— BEGIN GIVEN DATA —

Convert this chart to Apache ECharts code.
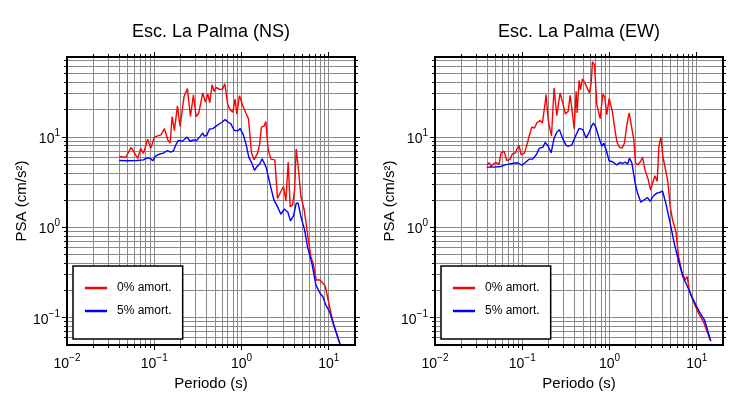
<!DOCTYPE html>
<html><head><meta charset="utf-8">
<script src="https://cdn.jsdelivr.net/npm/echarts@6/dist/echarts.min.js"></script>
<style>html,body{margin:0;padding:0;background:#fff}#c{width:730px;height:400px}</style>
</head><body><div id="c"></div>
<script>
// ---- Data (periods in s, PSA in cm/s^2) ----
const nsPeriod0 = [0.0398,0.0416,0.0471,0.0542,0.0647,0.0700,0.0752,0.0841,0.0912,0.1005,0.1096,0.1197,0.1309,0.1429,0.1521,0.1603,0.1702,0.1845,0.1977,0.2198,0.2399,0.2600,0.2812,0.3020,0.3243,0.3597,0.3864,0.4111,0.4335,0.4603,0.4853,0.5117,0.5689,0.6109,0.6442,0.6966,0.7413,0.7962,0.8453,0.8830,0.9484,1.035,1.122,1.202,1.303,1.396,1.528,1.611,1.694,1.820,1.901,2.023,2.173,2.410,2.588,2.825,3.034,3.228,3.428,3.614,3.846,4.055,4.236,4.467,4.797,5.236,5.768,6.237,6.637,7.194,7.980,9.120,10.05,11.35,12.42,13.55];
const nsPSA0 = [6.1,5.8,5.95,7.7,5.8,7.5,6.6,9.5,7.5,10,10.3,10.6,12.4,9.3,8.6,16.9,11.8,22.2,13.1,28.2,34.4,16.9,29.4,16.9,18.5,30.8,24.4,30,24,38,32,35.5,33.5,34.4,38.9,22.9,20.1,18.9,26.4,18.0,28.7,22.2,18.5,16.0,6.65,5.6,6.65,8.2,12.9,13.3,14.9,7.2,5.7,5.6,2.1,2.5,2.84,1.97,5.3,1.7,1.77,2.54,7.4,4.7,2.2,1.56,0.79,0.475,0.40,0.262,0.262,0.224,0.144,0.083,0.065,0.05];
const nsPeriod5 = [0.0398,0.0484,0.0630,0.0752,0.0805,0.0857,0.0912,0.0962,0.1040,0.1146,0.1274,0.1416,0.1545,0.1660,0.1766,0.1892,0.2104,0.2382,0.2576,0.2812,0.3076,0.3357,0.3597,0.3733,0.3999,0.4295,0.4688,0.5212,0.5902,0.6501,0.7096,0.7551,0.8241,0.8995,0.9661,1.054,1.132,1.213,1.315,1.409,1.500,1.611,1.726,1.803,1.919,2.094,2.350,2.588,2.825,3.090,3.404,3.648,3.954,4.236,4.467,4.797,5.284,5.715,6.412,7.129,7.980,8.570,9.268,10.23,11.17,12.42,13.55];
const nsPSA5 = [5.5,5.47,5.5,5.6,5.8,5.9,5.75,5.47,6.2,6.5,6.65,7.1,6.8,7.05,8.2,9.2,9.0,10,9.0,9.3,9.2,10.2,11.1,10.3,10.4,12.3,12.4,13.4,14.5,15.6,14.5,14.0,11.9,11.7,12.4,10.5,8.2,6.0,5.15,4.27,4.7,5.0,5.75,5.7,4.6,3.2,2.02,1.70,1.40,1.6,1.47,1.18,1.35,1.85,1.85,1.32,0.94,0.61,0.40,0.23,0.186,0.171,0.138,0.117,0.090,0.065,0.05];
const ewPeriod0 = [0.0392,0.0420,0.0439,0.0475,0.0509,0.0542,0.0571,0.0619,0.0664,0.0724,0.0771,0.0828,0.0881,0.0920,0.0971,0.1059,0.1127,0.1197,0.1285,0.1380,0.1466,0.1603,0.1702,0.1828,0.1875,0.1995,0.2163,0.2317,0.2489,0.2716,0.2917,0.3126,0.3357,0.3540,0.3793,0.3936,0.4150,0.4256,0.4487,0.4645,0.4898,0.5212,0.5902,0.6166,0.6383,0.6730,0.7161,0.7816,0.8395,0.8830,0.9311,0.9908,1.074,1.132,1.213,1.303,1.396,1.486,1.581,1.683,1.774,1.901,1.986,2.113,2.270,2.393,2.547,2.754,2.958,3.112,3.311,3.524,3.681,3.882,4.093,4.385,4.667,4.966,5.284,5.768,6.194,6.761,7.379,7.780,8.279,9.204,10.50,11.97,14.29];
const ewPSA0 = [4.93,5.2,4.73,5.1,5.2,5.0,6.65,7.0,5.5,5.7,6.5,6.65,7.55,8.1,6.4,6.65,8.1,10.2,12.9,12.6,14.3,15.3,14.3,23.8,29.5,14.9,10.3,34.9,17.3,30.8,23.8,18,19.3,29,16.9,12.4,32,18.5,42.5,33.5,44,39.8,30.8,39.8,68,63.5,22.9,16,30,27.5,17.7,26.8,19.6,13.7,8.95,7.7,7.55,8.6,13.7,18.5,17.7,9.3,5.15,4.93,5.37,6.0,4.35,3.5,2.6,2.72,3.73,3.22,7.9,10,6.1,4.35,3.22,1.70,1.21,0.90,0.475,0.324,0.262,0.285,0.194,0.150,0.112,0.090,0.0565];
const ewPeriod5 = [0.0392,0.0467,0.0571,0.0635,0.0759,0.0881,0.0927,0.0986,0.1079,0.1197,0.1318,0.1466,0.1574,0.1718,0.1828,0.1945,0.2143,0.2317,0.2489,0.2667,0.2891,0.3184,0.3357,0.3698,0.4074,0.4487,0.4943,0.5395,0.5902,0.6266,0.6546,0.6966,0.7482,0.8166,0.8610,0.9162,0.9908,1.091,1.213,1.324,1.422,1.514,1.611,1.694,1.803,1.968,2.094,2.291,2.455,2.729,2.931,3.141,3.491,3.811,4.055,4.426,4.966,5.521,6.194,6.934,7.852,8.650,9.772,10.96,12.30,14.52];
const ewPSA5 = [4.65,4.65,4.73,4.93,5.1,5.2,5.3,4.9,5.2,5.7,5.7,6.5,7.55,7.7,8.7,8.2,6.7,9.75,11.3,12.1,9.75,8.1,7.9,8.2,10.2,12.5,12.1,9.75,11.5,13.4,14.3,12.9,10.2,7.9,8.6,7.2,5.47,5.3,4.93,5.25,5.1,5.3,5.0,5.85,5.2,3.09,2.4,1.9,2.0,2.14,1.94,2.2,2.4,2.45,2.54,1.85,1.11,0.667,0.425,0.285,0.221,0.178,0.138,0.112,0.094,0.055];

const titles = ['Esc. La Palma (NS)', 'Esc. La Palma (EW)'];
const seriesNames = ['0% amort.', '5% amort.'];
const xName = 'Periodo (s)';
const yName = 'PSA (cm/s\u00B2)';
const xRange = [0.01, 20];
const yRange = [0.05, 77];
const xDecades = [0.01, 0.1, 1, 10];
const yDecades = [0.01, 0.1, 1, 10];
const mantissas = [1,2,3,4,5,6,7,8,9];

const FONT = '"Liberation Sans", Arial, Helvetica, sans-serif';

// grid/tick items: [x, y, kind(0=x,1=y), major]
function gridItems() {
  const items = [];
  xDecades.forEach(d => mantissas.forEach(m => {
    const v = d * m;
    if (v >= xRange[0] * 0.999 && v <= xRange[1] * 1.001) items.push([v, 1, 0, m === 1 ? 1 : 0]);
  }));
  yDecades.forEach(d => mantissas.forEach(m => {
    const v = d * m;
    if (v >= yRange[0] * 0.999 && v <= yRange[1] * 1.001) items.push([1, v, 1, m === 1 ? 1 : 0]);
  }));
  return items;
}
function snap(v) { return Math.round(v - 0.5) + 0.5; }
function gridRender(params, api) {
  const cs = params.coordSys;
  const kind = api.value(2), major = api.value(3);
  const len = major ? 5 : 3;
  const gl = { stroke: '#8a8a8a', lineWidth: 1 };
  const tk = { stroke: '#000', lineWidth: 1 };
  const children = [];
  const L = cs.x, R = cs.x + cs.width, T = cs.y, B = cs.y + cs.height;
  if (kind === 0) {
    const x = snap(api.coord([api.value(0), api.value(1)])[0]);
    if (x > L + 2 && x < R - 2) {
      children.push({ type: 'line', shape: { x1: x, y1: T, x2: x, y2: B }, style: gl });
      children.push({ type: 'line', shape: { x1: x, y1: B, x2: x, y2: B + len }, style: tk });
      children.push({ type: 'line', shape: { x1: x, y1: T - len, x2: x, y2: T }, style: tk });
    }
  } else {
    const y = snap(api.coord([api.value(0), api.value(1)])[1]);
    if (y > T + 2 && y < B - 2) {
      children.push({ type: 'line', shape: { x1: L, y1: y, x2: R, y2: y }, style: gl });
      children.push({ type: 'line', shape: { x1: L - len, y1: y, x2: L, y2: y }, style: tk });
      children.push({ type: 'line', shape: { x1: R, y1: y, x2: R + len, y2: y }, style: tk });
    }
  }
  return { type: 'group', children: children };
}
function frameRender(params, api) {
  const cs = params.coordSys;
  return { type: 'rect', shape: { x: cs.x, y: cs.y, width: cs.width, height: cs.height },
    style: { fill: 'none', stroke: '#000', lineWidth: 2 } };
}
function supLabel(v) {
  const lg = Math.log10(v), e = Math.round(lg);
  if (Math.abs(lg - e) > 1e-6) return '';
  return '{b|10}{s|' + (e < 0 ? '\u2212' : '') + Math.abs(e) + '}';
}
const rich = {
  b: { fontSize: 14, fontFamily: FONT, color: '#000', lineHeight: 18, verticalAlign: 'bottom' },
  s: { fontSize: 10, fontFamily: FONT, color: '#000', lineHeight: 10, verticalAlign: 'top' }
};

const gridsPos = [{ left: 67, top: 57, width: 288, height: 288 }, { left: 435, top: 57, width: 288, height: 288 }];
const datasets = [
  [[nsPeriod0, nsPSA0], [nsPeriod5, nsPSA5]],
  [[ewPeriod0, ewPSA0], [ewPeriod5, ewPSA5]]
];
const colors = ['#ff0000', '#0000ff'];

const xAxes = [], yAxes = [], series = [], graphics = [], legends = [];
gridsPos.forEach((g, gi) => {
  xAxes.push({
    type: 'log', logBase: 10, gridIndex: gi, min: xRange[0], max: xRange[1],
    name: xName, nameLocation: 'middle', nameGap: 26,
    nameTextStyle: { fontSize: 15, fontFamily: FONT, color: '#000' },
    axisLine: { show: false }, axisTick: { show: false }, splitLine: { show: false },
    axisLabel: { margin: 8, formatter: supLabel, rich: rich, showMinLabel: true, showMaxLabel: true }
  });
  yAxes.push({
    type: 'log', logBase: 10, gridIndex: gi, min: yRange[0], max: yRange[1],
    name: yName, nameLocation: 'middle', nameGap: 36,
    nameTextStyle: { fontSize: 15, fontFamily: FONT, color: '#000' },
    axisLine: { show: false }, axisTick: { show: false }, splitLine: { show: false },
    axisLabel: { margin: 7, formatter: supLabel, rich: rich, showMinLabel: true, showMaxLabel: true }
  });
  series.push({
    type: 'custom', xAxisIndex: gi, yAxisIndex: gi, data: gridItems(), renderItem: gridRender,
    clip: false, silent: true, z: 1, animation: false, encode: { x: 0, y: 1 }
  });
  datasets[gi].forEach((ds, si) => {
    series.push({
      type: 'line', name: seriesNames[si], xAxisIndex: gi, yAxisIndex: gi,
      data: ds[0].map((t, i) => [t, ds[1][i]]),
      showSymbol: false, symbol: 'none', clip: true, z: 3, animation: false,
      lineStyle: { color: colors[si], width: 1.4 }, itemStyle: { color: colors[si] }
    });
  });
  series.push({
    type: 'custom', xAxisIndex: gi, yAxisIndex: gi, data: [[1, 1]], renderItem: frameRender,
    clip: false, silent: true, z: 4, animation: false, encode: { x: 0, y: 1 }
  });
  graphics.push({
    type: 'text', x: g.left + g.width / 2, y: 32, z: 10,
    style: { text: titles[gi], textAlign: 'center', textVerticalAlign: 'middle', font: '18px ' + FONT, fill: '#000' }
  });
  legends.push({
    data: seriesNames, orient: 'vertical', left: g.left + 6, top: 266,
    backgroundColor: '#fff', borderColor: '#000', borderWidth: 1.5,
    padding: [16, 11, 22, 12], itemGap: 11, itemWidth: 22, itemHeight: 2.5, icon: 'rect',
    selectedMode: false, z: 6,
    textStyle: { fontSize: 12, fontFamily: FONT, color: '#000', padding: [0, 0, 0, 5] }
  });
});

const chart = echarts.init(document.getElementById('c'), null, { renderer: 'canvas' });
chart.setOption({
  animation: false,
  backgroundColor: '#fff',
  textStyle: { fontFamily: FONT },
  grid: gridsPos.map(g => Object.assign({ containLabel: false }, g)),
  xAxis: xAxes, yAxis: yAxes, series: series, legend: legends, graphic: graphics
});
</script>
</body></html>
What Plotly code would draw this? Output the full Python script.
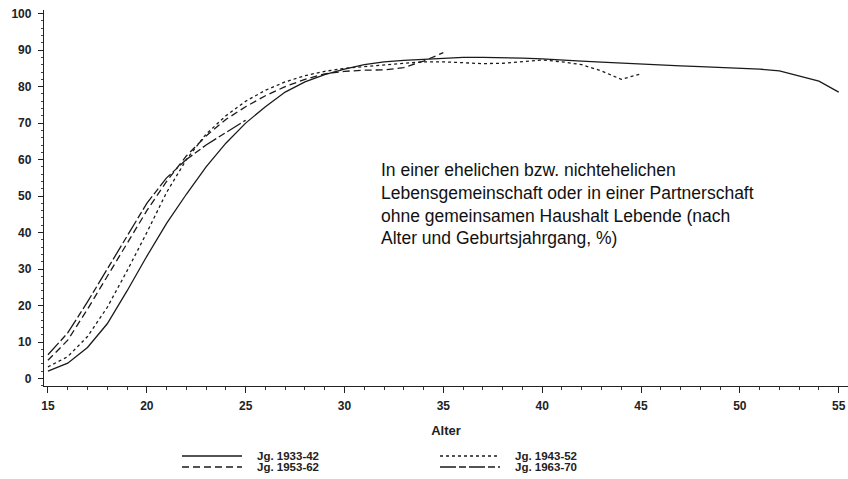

— END GIVEN DATA —

Give the count of lines containing "this", with no added text.

» **SOLVED PROBLEM**
2